There used to be more than ten incidents involving gangs every year, but that number dropped to three in 2024. As of the end of 2015, the Yamaguchi-gumi had 14,100 members and the Kobe Yamaguchi-gumi had 6,100. Each group included quasi-members who have close relationships with the crime groups and support their operations.
However, due in part to the splintering and merging of affiliated groups, the number of Yamaguchi-gumi members decreased to 6,900, while the number of Kobe Yamaguchi-gumi members dwindled to 320 by the end of 2024.
In recent years, however, there have been incidents involving firearms. In 2023, the owner of a ramen restaurant in Nagata Ward, Kobe, who was also a leader of a yakuza group affiliated with the Yamaguchi-gumi, was shot dead. There is a view within the police that, while the Kobe Yamaguchi-gumi is weakening, it is hard to predict what yakuza members will do as they become more desperate.

In April, senior and other Yamaguchi-gumi members visited the Hyogo prefectural police headquarters and submitted a written oath promising to end conflicts with other gang organizations and cause no further trouble. But prefectural police chief Yasuhiro Konishi called for continued vigilance at a meeting of police station chiefs on April 18. “There are no signs that the yakuza power struggle is ending,” Konishi said.
A senior official of the prefectural police said the crime organization may have made the pledge in order to be delisted as a designated organized crime group. “The written oath was nothing more than their unilateral declaration that they had ended their conflicts with other gang groups,” the official said.
Even after the power struggle between the Yamaguchi-gumi and the Ichiwa-kai (a splinter group of the Yamaguchi-gumi) ended in the 1980s, clashes between yakuza groups continued. “We cannot rule out the possibility of another fierce rivalry among gang groups. We will carefully monitor developments,” the senior official said.
‘Tokuryu’ crime groups
Although the number of organized crime syndicates has declined in recent years, police authorities believe that former members of these syndicates continue to engage in criminal activities by joining “tokuryu” groups. These groups are anonymous and fluid, with members repeatedly coming together and dispersing via social media.
Ordinances to eliminate criminal syndicates, which were put into force in all 47 prefectures by 2011, ban citizens and businesses from providing bank accounts and cell phones to gang members. Police crackdowns on yakuza groups intensified further after the Yamaguchi-gumi split, prompting crime syndicate members to leave their groups.
However, of the about 5,000 people who left crime syndicates with the support of police and others between 2015 and 2024, only 264 found jobs after receiving social reintegration assistance.

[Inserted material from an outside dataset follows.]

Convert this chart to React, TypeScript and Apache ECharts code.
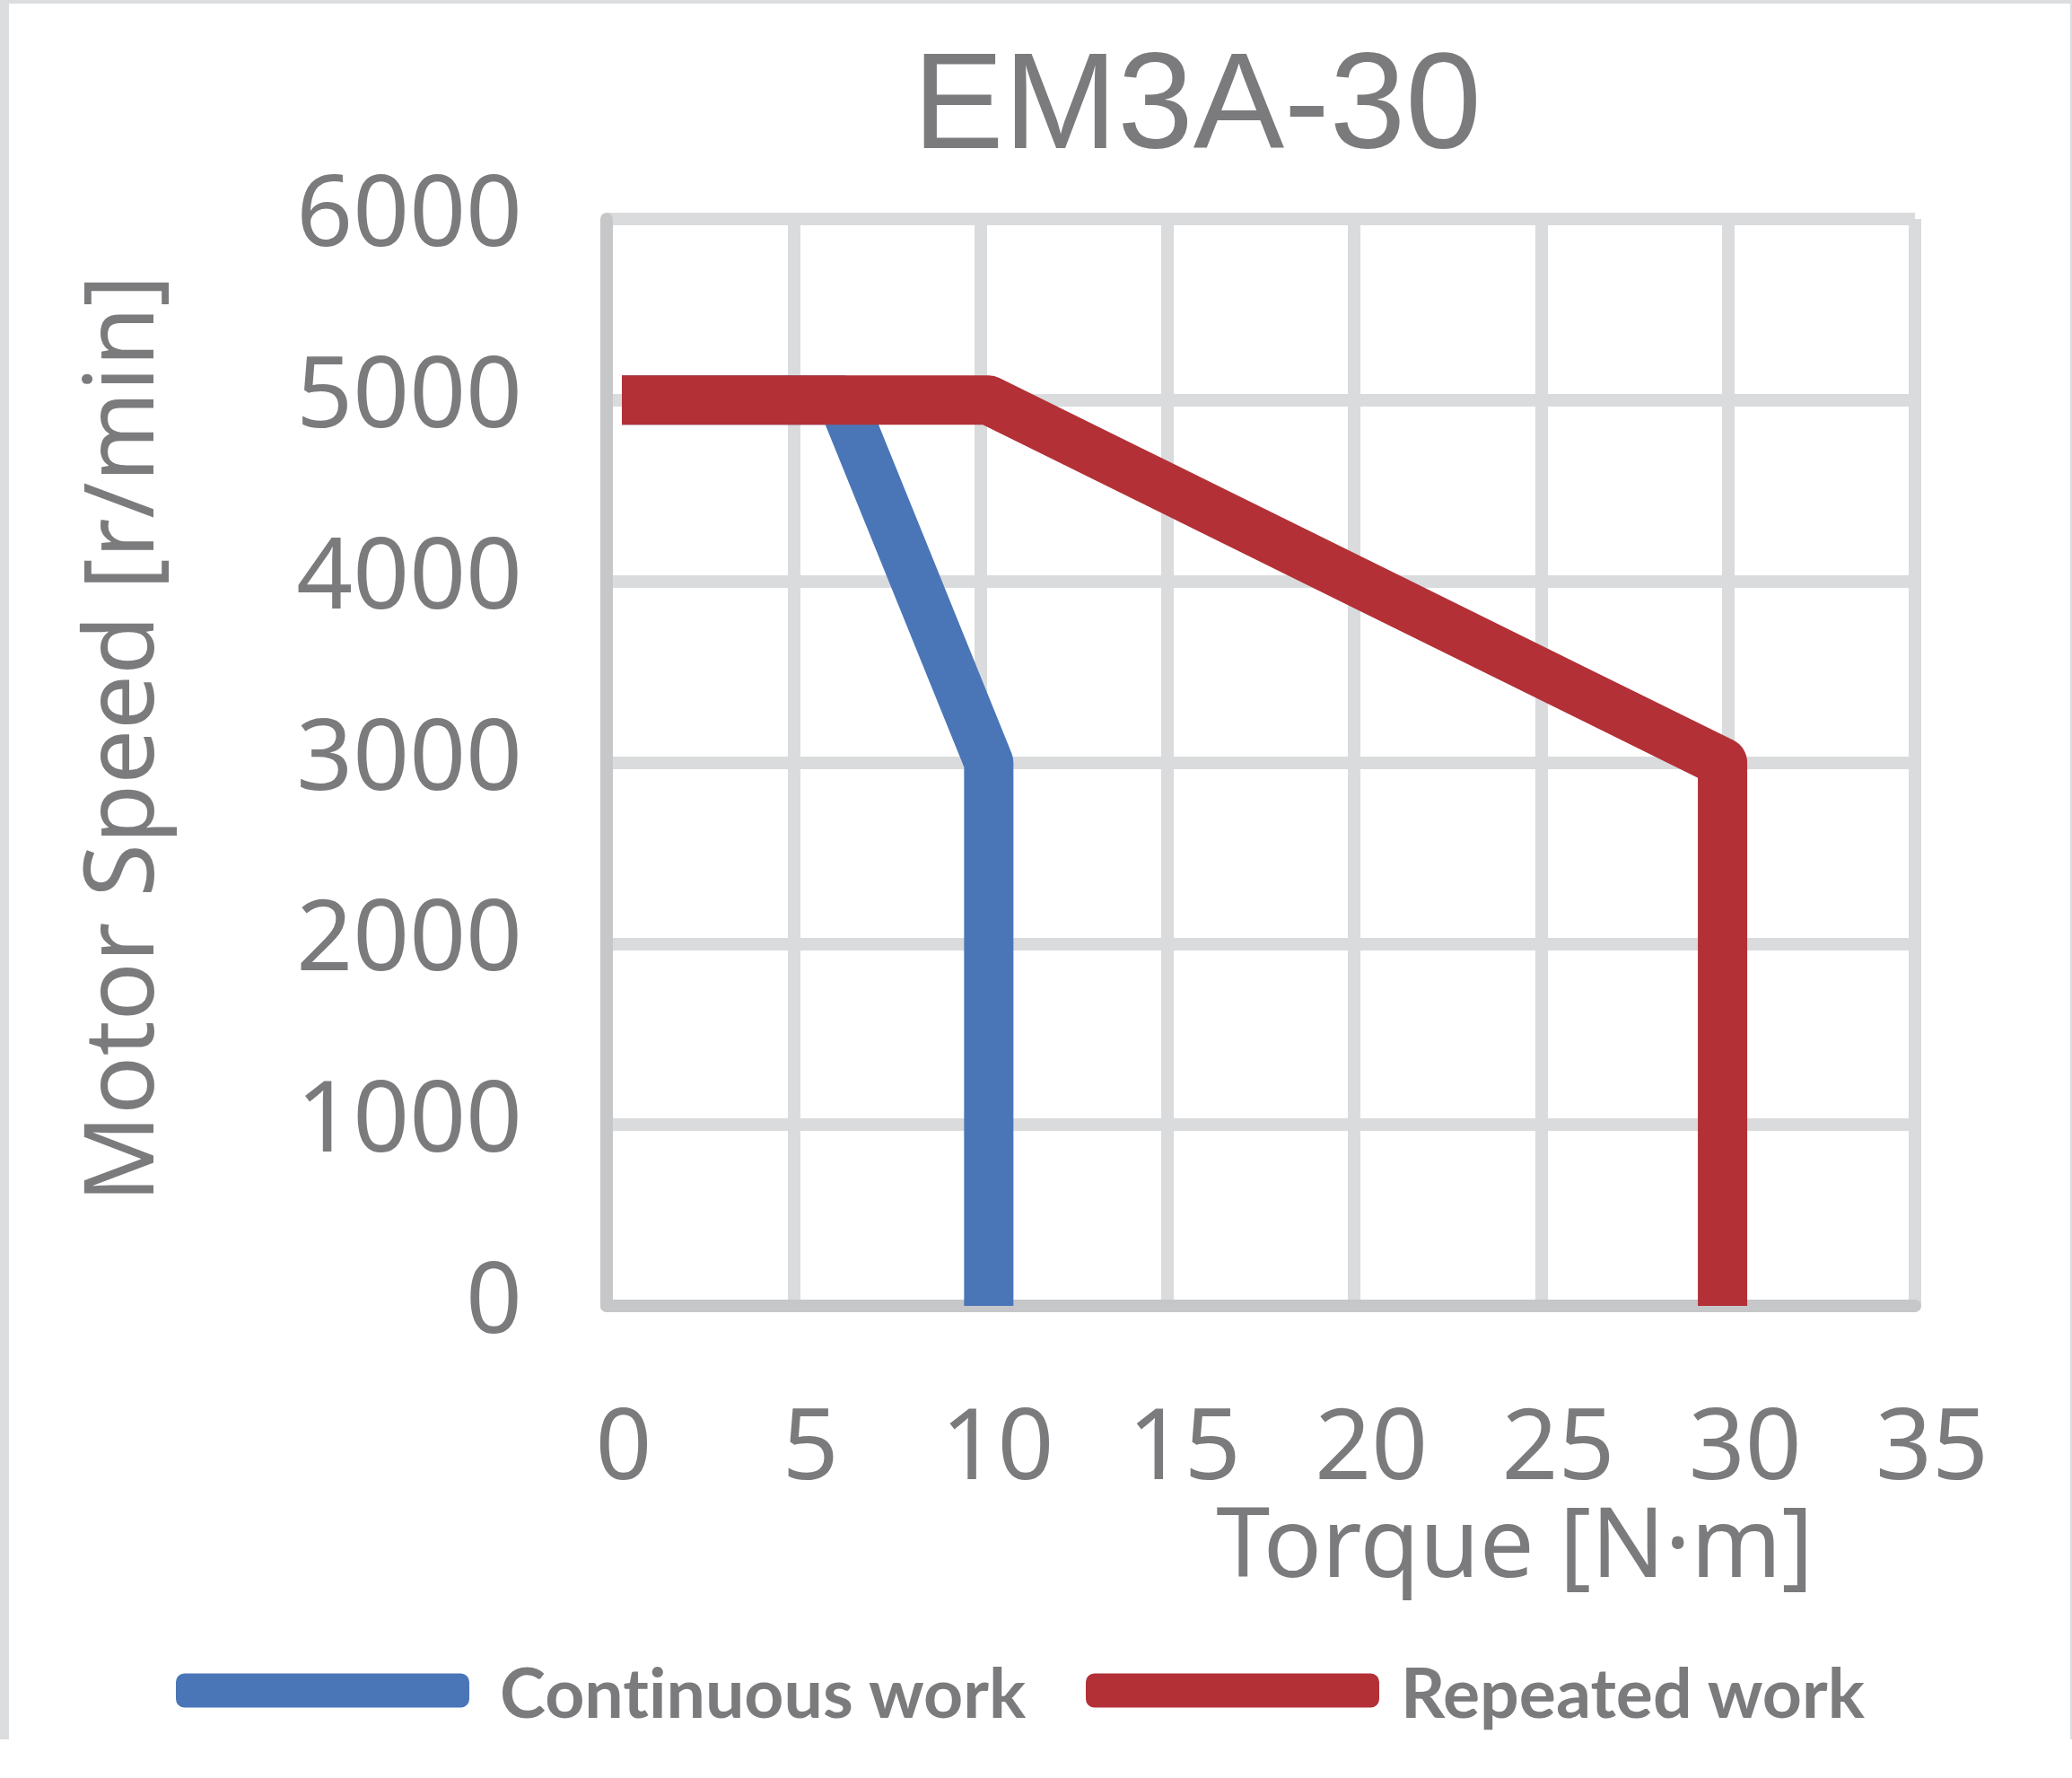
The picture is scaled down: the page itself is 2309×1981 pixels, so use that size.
import React, { useEffect, useRef } from "react";
import * as echarts from "echarts";

const chartTitle = "EM3A-30";
const xAxisTitle = "Torque [N·m]";
const yAxisTitle = "Motor Speed [r/min]";
const seriesNames = ["Continuous work", "Repeated work"];

const continuousTorque = [0, 6, 10, 10];
const continuousSpeed = [5000, 5000, 3000, 0];
const repeatedTorque = [0, 10, 30, 30];
const repeatedSpeed = [5000, 5000, 3000, 0];

const torqueMin = 0;
const torqueMax = 35;
const torqueStep = 5;
const speedMin = 0;
const speedMax = 6000;
const speedStep = 1000;

const BLUE = "#4a76b8";
const RED = "#b33037";
const TEXT = "#7b7b7d";
const GRID = "#dadbdd";
const AXIS = "#c6c7c9";
const FRAME = "#dcdddf";

const zip = (xs: number[], ys: number[]) => xs.map((x, i) => [x, ys[i]]);

export default function App() {
  const ref = useRef<HTMLDivElement>(null);
  useEffect(() => {
    if (!ref.current) return;
    const chart = echarts.init(ref.current, undefined, { renderer: "svg" });
    const labelFont = { fontFamily: "Noto Sans", fontSize: 110, color: TEXT };
    const legendBase = {
      icon: "roundRect",
      itemWidth: 327,
      itemHeight: 38,
      padding: 0,
      top: 1840,
      selectedMode: false,
      itemStyle: { borderWidth: 0 },
    };
    const hiddenX = (gridIndex: number) => ({
      type: "value",
      gridIndex,
      min: torqueMin,
      max: torqueMax,
      interval: torqueStep,
      show: false,
    });
    const hiddenY = (gridIndex: number) => ({
      type: "value",
      gridIndex,
      min: speedMin,
      max: speedMax,
      interval: speedStep,
      show: false,
    });
    chart.setOption({
      animation: false,
      backgroundColor: "#ffffff",
      title: {
        text: chartTitle,
        left: 1334,
        top: 36,
        padding: 0,
        textAlign: "center",
        textStyle: {
          fontFamily: "Liberation Sans",
          fontSize: 152,
          lineHeight: 152,
          fontWeight: "normal",
          color: TEXT,
        },
      },
      grid: [
        // plot frame with gridlines and axis lines
        { left: 676, top: 244, width: 1458, height: 1211 },
        // data area
        { left: 693, top: 244, width: 1431, height: 1211 },
        // tick label placement
        { left: 695, top: 231, width: 1458, height: 1211 },
      ],
      xAxis: [
        {
          type: "value",
          gridIndex: 0,
          min: torqueMin,
          max: torqueMax,
          interval: torqueStep,
          axisLine: { show: true, onZero: false, lineStyle: { color: AXIS, width: 14 } },
          axisTick: { show: false },
          splitLine: { show: true, lineStyle: { color: GRID, width: 14 } },
          axisLabel: { show: false },
        },
        hiddenX(1),
        {
          type: "value",
          gridIndex: 2,
          min: torqueMin,
          max: torqueMax,
          interval: torqueStep,
          axisLine: { show: false },
          axisTick: { show: false },
          splitLine: { show: false },
          axisLabel: { ...labelFont, lineHeight: 80, margin: 123 },
        },
      ],
      yAxis: [
        {
          type: "value",
          gridIndex: 0,
          min: speedMin,
          max: speedMax,
          interval: speedStep,
          axisLine: { show: true, onZero: false, lineStyle: { color: AXIS, width: 14 } },
          axisTick: { show: false },
          splitLine: { show: true, lineStyle: { color: GRID, width: 14 } },
          axisLabel: { show: false },
        },
        hiddenY(1),
        {
          type: "value",
          gridIndex: 2,
          min: speedMin,
          max: speedMax,
          interval: speedStep,
          axisLine: { show: false },
          axisTick: { show: false },
          splitLine: { show: false },
          axisLabel: {
            ...labelFont,
            lineHeight: 110,
            margin: 113,
            padding: [0, 0, 20, 0],
            formatter: (v: number) => String(v),
          },
        },
      ],
      legend: [
        {
          ...legendBase,
          left: 196,
          data: [{ name: seriesNames[0], itemStyle: { color: BLUE } }],
          textStyle: {
            fontFamily: "Lato",
            fontWeight: "bold",
            fontSize: 77,
            lineHeight: 77,
            color: TEXT,
            padding: [0, 0, 10, 29],
          },
        },
        {
          ...legendBase,
          left: 1210,
          data: [{ name: seriesNames[1], itemStyle: { color: RED } }],
          textStyle: {
            fontFamily: "Lato",
            fontWeight: "bold",
            fontSize: 77,
            lineHeight: 77,
            color: TEXT,
            padding: [0, 0, 10, 19],
          },
        },
      ],
      series: [
        {
          name: seriesNames[0],
          type: "line",
          xAxisIndex: 1,
          yAxisIndex: 1,
          data: zip(continuousTorque, continuousSpeed),
          symbol: "none",
          color: BLUE,
          lineStyle: { color: BLUE, width: 55, cap: "butt", join: "round" },
          z: 3,
        },
        {
          name: seriesNames[1],
          type: "line",
          xAxisIndex: 1,
          yAxisIndex: 1,
          data: zip(repeatedTorque, repeatedSpeed),
          symbol: "none",
          color: RED,
          lineStyle: { color: RED, width: 55, cap: "butt", join: "round" },
          z: 4,
        },
      ],
      graphic: [
        { type: "rect", silent: true, shape: { x: 0, y: 0, width: 10, height: 1938 }, style: { fill: FRAME } },
        { type: "rect", silent: true, shape: { x: 0, y: 0, width: 2309, height: 4 }, style: { fill: FRAME } },
        { type: "rect", silent: true, shape: { x: 2307, y: 0, width: 2, height: 1938 }, style: { fill: FRAME } },
        {
          type: "text",
          x: 129,
          y: 823,
          rotation: Math.PI / 2,
          style: {
            text: yAxisTitle,
            fill: TEXT,
            fontFamily: "Noto Sans",
            fontSize: 108,
            lineHeight: 90,
            align: "center",
            verticalAlign: "middle",
          },
        },
        {
          type: "text",
          x: 1688,
          y: 1715,
          style: {
            text: xAxisTitle,
            fill: TEXT,
            fontFamily: "Noto Sans",
            fontSize: 108,
            lineHeight: 80,
            align: "center",
            verticalAlign: "middle",
          },
        },
      ],
    });
    return () => chart.dispose();
  }, []);
  return (
    <div
      ref={ref}
      style={{
        position: "absolute",
        left: 0,
        top: 0,
        width: 2309,
        height: 1981,
        background: "#ffffff",
        fontVariantLigatures: "none",
      }}
    />
  );
}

Police authorities have confirmed cases in which former yakuza members joined tokuryu groups involved in special fraud and other crimes, suspecting that some of the money generated through these acts were given to organized crime syndicates.
“It is necessary for police to share and analyze all available information across section boundaries to clarify the actual status of crime groups,” said Noboru Hirosue, a commissioned researcher at Ryukoku Corrections and Rehabilitation Center at Ryukoku University.